Delator fala em pressão de Berzoini por propina ao PT

Julia Affonso, Fausto Macedo e Valmar Hupsel Filho

26/07/2016

 

 

Segundo ex-executivo da Andrade Gutierrez, petista cobrou 1% de contratos da empresa com o governo durante reunião em 2008.

Flávio Machado, ex-executivo da Andrade Gutierrez, detalhou em depoimento ontem ao juiz Sérgio Moro cobranças de propina “incisivas” do ex-ministro e ex-presidente do PT Ricardo Berzoini. Segundo relatou Machado em sua delação premiada, o petista exigiu, em uma reunião com dirigentes da empreiteira em 2008, propina de 1% sobre todos os contratos com o governo federal.

Os relatos de delatores sobre a cobrança de propina motivaram o procurador-geral da República, Rodrigo Janot, a pedir a inclusão de Berzoini no inquérito- mãe da Operação Lava Jato, que apura crime de formação de quadrilha, em maio deste ano. O pedido está sob análise do Supremo Tribunal Federal.

Além de Machado, o presidente afastado da Andrade Gutierrez, Otávio Marques de Azevedo, já havia relatado aos investigadores o pedido de propina feito por Berzoini. Segundo ele, além do ex-ministro, estavam na reunião o então tesoureiro do PT, Paulo Ferreira, e seu sucessor João Vaccari Neto.

“De uma forma incisiva, um pouco além do tom, (foram feitos pedidos) pelo presidente (do PT, Ricardo) Berzoini para o presidente Otávio”, disse Machado.

“Veladamente, deu para perceber que poderia haver algum tipo de situação desconfortável para nós.” Questionado por Moro, Machado enfatizou o tom de cobrança usado pelo ex-ministro durante o encontro. “Eu não lembro muito os termos, mas em linhas gerais: ‘Achamos que, como vocês têm interesse em trabalhar, estreitar relações com o governo federal, nós então estamos solicitando a participação sua nesse sentido. Você vê que o solicitar aqui eu falei num tom’. Na verdade, nós entendemos como uma pressão.

Não foi uma solicitação: ‘Pode aceitar ou não aceitar’. A gente achou quase que como uma imposição”, disse o delator.

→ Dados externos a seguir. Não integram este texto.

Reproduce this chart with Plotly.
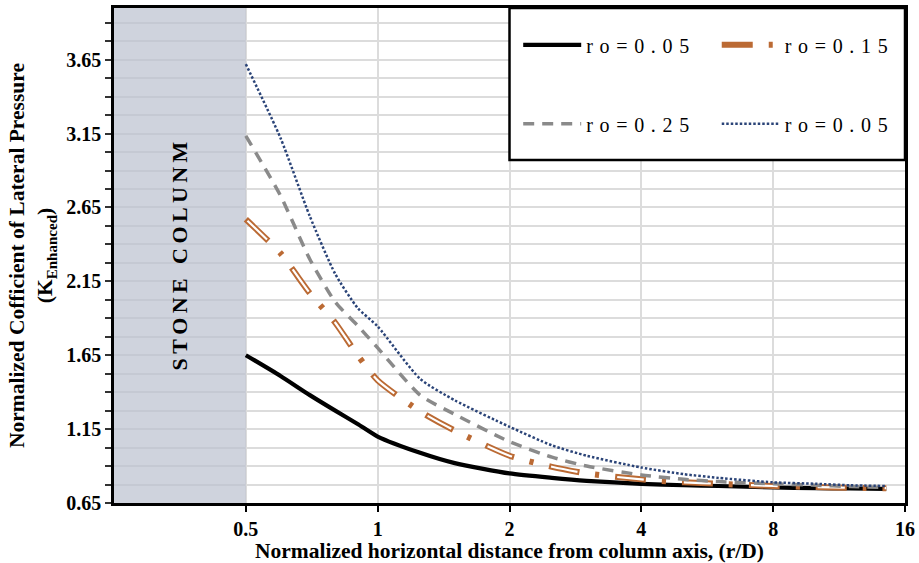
import math
import plotly.graph_objects as go

# ---------------- data ----------------
x_vals = [0.5, 0.6, 0.7, 0.8, 0.9, 1.0, 1.25, 1.5, 2.0, 2.5, 3.0, 4.0, 5.0, 6.0, 8.0, 10.0, 12.0, 14.5]
ro_005 = [1.65, 1.51, 1.38, 1.275, 1.185, 1.10, 0.99, 0.92, 0.85, 0.82, 0.80, 0.78, 0.77, 0.765, 0.755, 0.75, 0.748, 0.745]
ro_015 = [2.57, 2.34, 2.07, 1.87, 1.65, 1.48, 1.27, 1.14, 0.97, 0.895, 0.85, 0.81, 0.79, 0.78, 0.765, 0.758, 0.753, 0.75]
ro_025 = [3.135, 2.73, 2.30, 2.01, 1.85, 1.70, 1.38, 1.25, 1.065, 0.96, 0.90, 0.84, 0.81, 0.795, 0.78, 0.77, 0.762, 0.755]
ro_005b = [3.62, 3.12, 2.59, 2.20, 1.97, 1.845, 1.49, 1.345, 1.166, 1.04, 0.97, 0.89, 0.845, 0.82, 0.79, 0.78, 0.77, 0.765]

x_ticks = [0.5, 1, 2, 4, 8, 16]
y_ticks = [0.65, 1.15, 1.65, 2.15, 2.65, 3.15, 3.65]
x_range = [0.25, 16]
y_range = [0.65, 4.0]
stone_x = [0.25, 0.5]

SERIF = "Liberation Serif, Times New Roman, serif"


def spaced(s, gap="\u2004"):
    return gap.join(list(s))


fig = go.Figure()

# stone column shaded region
fig.add_trace(go.Scatter(
    x=[stone_x[0], stone_x[1], stone_x[1], stone_x[0], stone_x[0]],
    y=[y_range[0], y_range[0], y_range[1], y_range[1], y_range[0]],
    fill="toself", fillcolor="rgba(188,194,208,0.72)",
    line=dict(width=0), mode="lines", showlegend=False, hoverinfo="skip"))

spl = dict(shape="spline", smoothing=0.6)
fig.add_trace(go.Scatter(x=x_vals, y=ro_005, mode="lines", name=spaced("ro=0.05"),
                         legend="legend", legendgroup="a",
                         line=dict(color="black", width=4.2, **spl)))
fig.add_trace(go.Scatter(x=x_vals, y=ro_015, mode="lines", name=spaced("ro=0.15"),
                         legend="legend2", legendgroup="b",
                         line=dict(color="#bb6a34", width=6, dash="31px,16px,4px,16px", **spl)))
fig.add_trace(go.Scatter(x=x_vals, y=ro_015, mode="lines", showlegend=False, hoverinfo="skip",
                         line=dict(color="white", width=2.2, dash="0px,2px,27px,38px", **spl)))
fig.add_trace(go.Scatter(x=x_vals, y=ro_025, mode="lines", name=spaced("ro=0.25"),
                         legend="legend", legendgroup="c",
                         line=dict(color="#8a8a8a", width=3.5, dash="11px,8px", **spl)))
fig.add_trace(go.Scatter(x=x_vals, y=ro_005b, mode="lines", name=spaced("ro=0.05"),
                         legend="legend2", legendgroup="d",
                         line=dict(color="#2b4478", width=2.5, dash="2.5px,2px", **spl)))

fig.add_annotation(x=math.log10(math.sqrt(stone_x[0] * stone_x[1])), y=(y_range[0] + y_range[1]) / 2,
                   xref="x", yref="y", text=spaced("STONE COLUNM", "\u2009"), textangle=-90, showarrow=False,
                   font=dict(family=SERIF, size=22, color="black", weight="bold"))

# legend frame
fig.add_shape(type="rect", xref="paper", yref="paper", x0=0.5, x1=1.0, y0=0.693, y1=1.0,
              line=dict(color="black", width=2.5), fillcolor="white", layer="above")

fig.update_xaxes(
    type="log", range=[math.log10(x_range[0]), math.log10(x_range[1])],
    tickvals=x_ticks, ticktext=[str(v) for v in x_ticks],
    ticks="outside", ticklen=6, tickwidth=2, tickcolor="black",
    showgrid=True, gridcolor="#dcdcdc", gridwidth=1.5,
    showline=True, linecolor="black", linewidth=2.5, mirror=True,
    tickfont=dict(family=SERIF, size=20, color="black", weight="bold"),
    title=dict(text="Normalized horizontal distance from column axis, (r/D)", standoff=4,
               font=dict(family=SERIF, size=21.5, color="black", weight="bold")),
    zeroline=False, automargin=False)

fig.update_yaxes(
    range=y_range, tickvals=y_ticks, ticktext=["%.2f" % v for v in y_ticks],
    ticks="outside", ticklen=6, tickwidth=1.5, tickcolor="#333",
    showgrid=True, gridcolor="#dcdcdc", gridwidth=1.5,
    minor=dict(tick0=0.65, dtick=0.125, ticks="outside", ticklen=6, tickcolor="#333",
               showgrid=True, gridcolor="#dcdcdc", gridwidth=1.5),
    showline=True, linecolor="black", linewidth=2.5, mirror=True,
    tickfont=dict(family=SERIF, size=20, color="black", weight="bold"),
    title=dict(text="Normalized Cofficient of Lateral Pressure<br>(K<sub>Enhanced</sub>)", standoff=8,
               font=dict(family=SERIF, size=21.5, color="black", weight="bold")),
    zeroline=False, automargin=False)

leg_common = dict(orientation="v", yanchor="top", xanchor="left",
                  bgcolor="rgba(0,0,0,0)", borderwidth=0,
                  font=dict(family=SERIF, size=20, color="black"),
                  traceorder="grouped", tracegroupgap=50, itemwidth=58)

fig.update_layout(
    width=919, height=563,
    margin=dict(l=114, r=14, t=8, b=60),
    plot_bgcolor="white", paper_bgcolor="white",
    legend=dict(x=0.511, y=0.965, **leg_common),
    legend2=dict(x=0.762, y=0.965, **leg_common),
)

fig.write_html("out.html", config={"displayModeBar": False},
               post_script="document.body.style.margin='0';")
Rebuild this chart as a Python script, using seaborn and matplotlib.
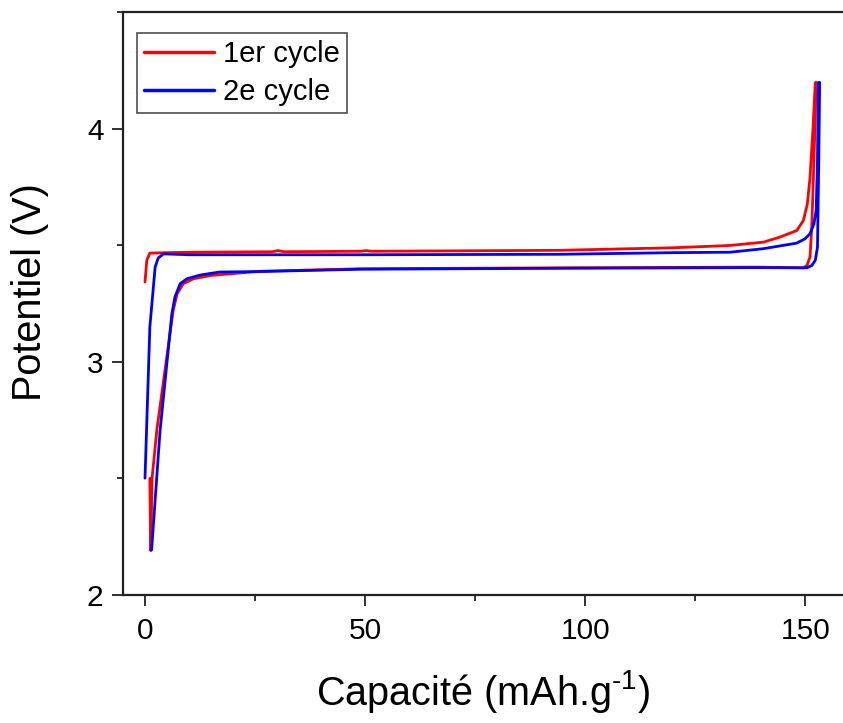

‘Desagradável’. Segundo Machado, a conversa na reunião foi “muito desagradável” e não houve uma resposta imediata. “Senti claramente a reação de Azevedo. Ele, inclusive, se resguardou para que desse uma posição final mais à frente em outra reunião, alguma coisa nesse sentido”, disse. “Os desdobramentos, até onde eu sei, o próprio Azevedo procurou o presidente (da Andrade Gutierrez) à época, Rogério Nora de Sá, para fazer essa colocação. Foi uma reação muito desagradável dentro da empresa. Os executivos envolvidos em diversas áreas não achavam que isso seria devido, porque não tinha nenhuma ajuda especial, não tinha nada.” Machado disse ainda que, na época, ele e os demais executivos da Andrade Gutierrez não pensaram em procurar a polícia ou o Ministério Público. Segundo o executivo, durante a reunião não foi falado sobre “modus operandi” do pagamento.

Defesa. Procurado ontem para comentar as afirmações de Machado, Berzoini não foi encontrado. Em abril, quando ele foi citado pela primeira vez, o ex-ministro confirmou que esteve na sede da Andrade em 2008, ano de eleição municipal, em reunião para pedir contribuições ao PT. “Estive uma vez nas dependências da referida empresa, na condição de presidente nacional do PT, assim como estive em várias outras empresas, solicitando contribuição formal e legal”, afirmou à época. Ele alegou, contudo, que não houve “nenhuma vinculação a obras ou contratos, para sustentação das atividades partidárias”.

O ex-ministro repetiu o discurso adotado pelo partido sobre as doações eleitorais. “As contribuições da empresa estão devidamente registradas nas prestações de contas do PT, apresentadas regularmente ao Tribunal Superior Eleitoral.” No sistema do TSE, constam R$ 5,8 milhões em doações da empreiteira ao PT em 2008.

‘Situação desconfortável’

“De uma forma incisiva, um pouco além do tom, (foram feitos pedidos) pelo presidente (do PT, Ricardo) Berzoini para Otávio (Azevedo Marques, presidente da Andrade).

Veladamente, deu para perceber que poderia haver algum tipo de situação desconfortável para nós.”